• **Data excerpt**:

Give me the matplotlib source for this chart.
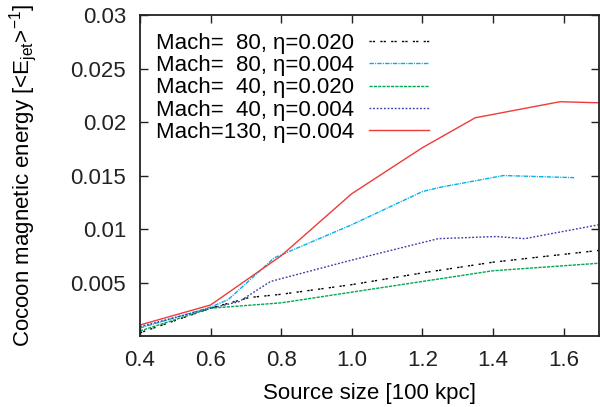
import matplotlib
matplotlib.use("Agg")
import matplotlib.pyplot as plt
from matplotlib.ticker import FormatStrFormatter

plt.rcParams['font.family'] = ['Liberation Sans', 'DejaVu Sans']
plt.rcParams['mathtext.fontset'] = 'custom'
plt.rcParams['mathtext.rm'] = 'Liberation Sans'
plt.rcParams['mathtext.it'] = 'Liberation Sans'

labels = ["Mach=  80, η=0.020", "Mach=  80, η=0.004", "Mach=  40, η=0.020",
          "Mach=  40, η=0.004", "Mach=130, η=0.004"]

x_m80_020 = [0.4, 0.6, 0.71, 0.8, 1.0, 1.2, 1.4, 1.7]
y_m80_020 = [0.0003, 0.0026, 0.0036, 0.0039, 0.0048, 0.0059, 0.0069, 0.0080]

x_m80_004 = [0.4, 0.6, 0.65, 0.78, 1.0, 1.2, 1.25, 1.43, 1.63]
y_m80_004 = [0.00075, 0.0027, 0.0034, 0.0073, 0.0104, 0.0135, 0.0139, 0.0150, 0.0148]

x_m40_020 = [0.4, 0.6, 0.8, 1.0, 1.2, 1.4, 1.7]
y_m40_020 = [0.00047, 0.0026, 0.0031, 0.0041, 0.0051, 0.0061, 0.0068]

x_m40_004 = [0.4, 0.6, 0.68, 0.77, 1.0, 1.245, 1.41, 1.49, 1.7]
y_m40_004 = [0.00087, 0.0026, 0.0032, 0.0051, 0.0071, 0.0091, 0.0093, 0.0091, 0.0104]

x_m130_004 = [0.4, 0.6, 0.8, 1.0, 1.2, 1.35, 1.59, 1.7]
y_m130_004 = [0.00103, 0.0029, 0.0075, 0.0133, 0.0176, 0.0204, 0.0219, 0.0218]

xticks = [0.4, 0.6, 0.8, 1.0, 1.2, 1.4, 1.6]
yticks = [0.005, 0.01, 0.015, 0.02, 0.025, 0.03]
ytick_labels = ['0.005', '0.01', '0.015', '0.02', '0.025', '0.03']

FS = 16

fig = plt.figure(figsize=(6.0, 4.07), dpi=100)
ax = fig.add_axes([0.2333, 0.1744, 0.7647, 0.7886])

series = [
    (x_m80_020, y_m80_020, 'black', (0, (1.6, 0.8, 1.6, 3.8))),
    (x_m80_004, y_m80_004, '#00b0e8', (0, (3.2, 0.8, 0.8, 0.8))),
    (x_m40_020, y_m40_020, '#00a84f', (0, (2.3, 0.8))),
    (x_m40_004, y_m40_004, '#3a3aa8', (0, (1.3, 1.3))),
    (x_m130_004, y_m130_004, '#f03a3a', '-'),
]
for (xs, ys, c, ls), lab in zip(series, labels):
    ax.plot(xs, ys, color=c, linestyle=ls, linewidth=1.0, label=lab)

ax.set_xlim(0.4, 1.7)
ax.set_ylim(0, 0.03)
ax.set_xticks(xticks)
ax.set_yticks(yticks)
ax.xaxis.set_major_formatter(FormatStrFormatter('%.1f'))
ax.set_yticklabels(ytick_labels)
ax.tick_params(direction='in', length=6, width=1, top=True, right=True,
               labelsize=FS, colors='#222222')
ax.tick_params(axis='x', pad=10)
ax.tick_params(axis='y', pad=10)
for s in ax.spines.values():
    s.set_linewidth(1.3)
    s.set_color('#222222')

ax.set_xlabel('Source size [100 kpc]', fontsize=FS)
ax.set_ylabel(r'Cocoon magnetic energy [<E$_{\mathrm{jet}}$>$^{-1}$]', fontsize=FS)
ax.xaxis.set_label_coords(0.5, -0.145)
ax.yaxis.set_label_coords(-0.221, 0.5)

leg = ax.legend(loc='upper left', bbox_to_anchor=(0.035, 0.945), frameon=False,
                markerfirst=False, fontsize=FS, handlelength=2.7,
                handletextpad=0.68, labelspacing=0.06, borderaxespad=0,
                borderpad=0)

fig.savefig('out.png', dpi=100)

• **Task objective**:
Up to and including the line containing "from matplotlib.ticker import", repeat every line from the start of the data, but none of the pictures.

• **Exercise solution**:
Give me the matplotlib source for this chart.
import matplotlib
matplotlib.use("Agg")
import matplotlib.pyplot as plt
from matplotlib.ticker import FormatStrFormatter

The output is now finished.